Luckily, I made a full recovery from my 2022 backopalypse. But I still remember my frustration and fury at realizing that I was invalided, left dependent on others for the first time in my life by a stupid household accident. Like most people, I suppose, I took my health for granted. I’m ashamed to say that until that moment, I’d never given much thought about the needs of the disabled.

I recalled this mishap while watching the documentary “Call to Action,” about the Tokyo-based academic Mark Bookman, a postdoc fellow at Tokyo College and a consultant on accessibility issues to the International Paralympic Committee. Like the talented activist he was, Bookman had a way of making his point clearly and forcefully. “Everyone one day will become disabled,” he said in the movie.

It is therefore not only a good thing in itself to create societies that are inclusive and mindful of the needs of the physically and mentally challenged, it is in all our interests. As Bookman points out, one day we will need new knees, or hips or a hearing aid. We are all but a silly accident away from serious disability. “None of us know how we will be in 10, 20, 30 years, what type of injuries illness might befall us,” he reminds us.

It’s nice to report, then, that despite its vast size and crowded public facilities, Tokyo is becoming more inclusive. In 2022, 3,500 disabled travelers ranked the city as one of the world’s top 10 accessible destinations, alongside Paris, Amsterdam and Las Vegas. Japan’s sprawling train network is being gradually modified to cater to wheelchair users. Buildings and homes are being transformed.

As Bookman recognized, this is an area where Japan has much to offer. The country’s aging population is often framed as a burden instead of a remarkable achievement (isn’t living longer, better lives what we are all after?) but it does raise serious challenges. Old age inevitably brings a decrease in mobility and more health problems. Catering to these problems can be costly but there are imaginative solutions.

One of my reporting trips took me to Toyama city, which is a sort of accelerated version of Japan as a whole: About 30% of its residents are 65 or older and the population is falling. The city’s government built a tram system with the needs of older people in mind, and encouraged them to live close to it by subsidizing both the construction and the purchase of new housing within 500 meters of one of the new tram stops.

These initiatives have made Toyama a magnet for city planners across the world who are struggling to deal with disability issues. But not all places in Japan reach that standard. Wheelchair users often complain about restaurants or other service business that cannot accommodate them because they are too small or cluttered.

Michael Peckitt, a Japan-based academic and disability campaigner who runs the respected blog Barrier Free Japan, notes that only train stations with more than 3,000 commuters daily must have an elevator or escalator to be called “accessible.” Over half of train stations in Japan operate without an attendant. And it is pointed out that many wheelchairs are just too big for accessible toilets.

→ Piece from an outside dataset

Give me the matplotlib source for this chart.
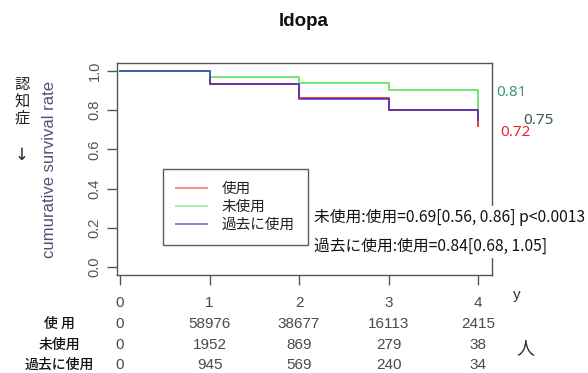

More worrying is the ill-feeling that persists against the disabled. A 2022 Cabinet Office survey found that nearly 90% of people in Japan believe discrimination and prejudice against those with disabilities persists. Less than 20% of working-age people with disabilities are employed. Why do we see so few disabled people on Japanese television, acting or presenting?

I find it shocking that the families of the 19 disabled people murdered at a care facility for disabled people in Sagamihara 2016 have tried to keep the names of their loved ones out of the media in case it fuels discrimination. Bookman’s research repeatedly noted this discrimination and how many disabled people live out their days in assisted care facilities such as Sagamihara. The alleged murderer later said he chose his victims “because they contributed nothing but misery and hardship to society.”

Bookman also pointed to how blind people were crucial to the formation of the Japanese state’s policies on the disabled. When war veterans were stripped of their welfare rights in the 1940s, for example, Japanese policymakers “needed another population of persons with disabilities to point to as potential beneficiaries of the new general welfare law.” The blind have since been relatively well looked after, in contrast to other disabled people.

Bookman’s boyhood love of cyborg anime, with its characters wielding robotic arms and superpowers, was the spark that began his journey to Japan. In 2014, he became the first person in a wheelchair to study here. He died in Tokyo in December 2022 at just 31 years of age. Among his legacies is the Glide Fund, which helps students with disabilities to do research degrees between Japan and America; and the Mark Bookman Prize, designed to “boost the career of emerging scholars researching people with disabilities or other minority groups in Japan,” set up last year with a donation from Bookman’s father.

Continuing his work would be a fitting legacy to a remarkable but all-too short life.

PROFILE:

David McNeill was born in the U.K. in 1965, and has Irish nationality. He received a doctorate from Napier University in Edinburgh, Scotland and lectured at Liverpool John Moores University, before moving to Japan in 2000. He was a Tokyo correspondent for The Independent and The Economist newspapers. He has been a professor in the Department of English Language, Communication and Cultures at University of the Sacred Heart, Tokyo, since April 2020. With Lucy Birmingham, he co-authored the book “Strong in the Rain: Surviving Japan’s Earthquake, Tsunami and Fukushima Nuclear Disaster,” published in 2012.